\n
## Line Chart: Performance Metrics vs. Step
### Overview
The image presents two line charts stacked vertically. The top chart displays Accuracy as a function of Step, while the bottom chart shows Length (character count) as a function of Step. Three different methods – RLVR, RLME, and RLME-Concise – are compared across both charts. The charts appear to track the performance of these methods during a process that iterates in steps.
### Components/Axes
* **X-axis (Both Charts):** Step, ranging from approximately 0 to 120.
* **Y-axis (Top Chart):** Accuracy, ranging from approximately 0.2 to 1.0.
* **Y-axis (Bottom Chart):** Length (character count), ranging from approximately 200 to 1000.
* **Legend (Top-Right of Top Chart):**
* RLVR (dotted grey line)
* RLME (solid blue line)
* RLME-Concise (dashed magenta line)
### Detailed Analysis or Content Details
**Top Chart (Accuracy vs. Step):**
* **RLVR (Grey, dotted):** The line starts at approximately 0.3 at Step 0, rises rapidly to around 0.75 by Step 20, plateaus around 0.85-0.9 for Steps 20-80, and then fluctuates slightly between 0.88 and 0.92 for Steps 80-120.
* **RLME (Blue, solid):** The line begins at approximately 0.3 at Step 0, increases quickly to around 0.8 by Step 20, and then stabilizes around 0.9 for Steps 20-120, with minor fluctuations.
* **RLME-Concise (Magenta, dashed):** The line starts at approximately 0.3 at Step 0, rises quickly to around 0.8 by Step 20, and then stabilizes around 0.9 for Steps 20-120, similar to RLME, but generally slightly lower than RLME.
**Bottom Chart (Length vs. Step):**
* **RLVR (Grey, dotted):** The line starts at approximately 950 at Step 0, decreases to around 750 by Step 20, and then fluctuates between approximately 850 and 950 for Steps 20-120.

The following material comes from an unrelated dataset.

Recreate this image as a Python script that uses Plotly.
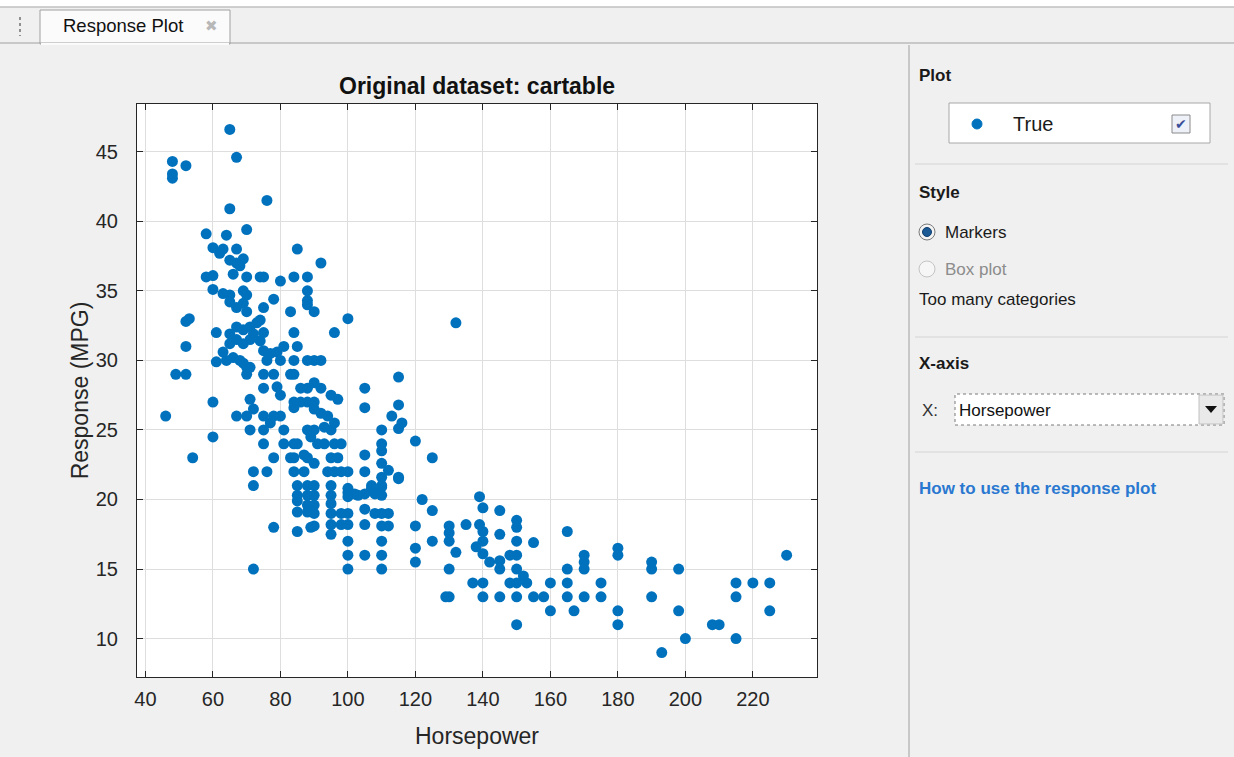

* **RLME (Blue, solid):** The line begins at approximately 950 at Step 0, decreases to around 650 by Step 20, and then stabilizes around 600-700 for Steps 20-120.
* **RLME-Concise (Magenta, dashed):** The line starts at approximately 950 at Step 0, decreases rapidly to around 400 by Step 20, and then continues to decrease to approximately 300 by Step 120.
### Key Observations
* All three methods achieve high accuracy (around 0.9) after approximately 20 steps.
* RLME and RLME-Concise achieve higher accuracy than RLVR, particularly after Step 80.
* The length of the output decreases as the step number increases for all methods, indicating a convergence or refinement process.
* RLME-Concise consistently produces the shortest output length.
* RLVR maintains a higher output length compared to RLME and RLME-Concise.
### Interpretation
The data suggests that RLME and RLME-Concise are more effective than RLVR in achieving high accuracy with a shorter output length. The rapid initial decrease in length for all methods indicates a quick reduction in redundancy or complexity. The stabilization of accuracy after 20 steps suggests that the methods converge relatively quickly. The consistent difference in output length between RLME-Concise and the other methods suggests that the "Concise" version is specifically designed to minimize output size, potentially at a slight cost in accuracy (though the difference is minimal). The fluctuations in RLVR's length after Step 20 might indicate instability or continued refinement, but without further context, it's difficult to determine the cause. The charts demonstrate a trade-off between accuracy and length, with RLME-Concise offering the most concise output while maintaining high accuracy.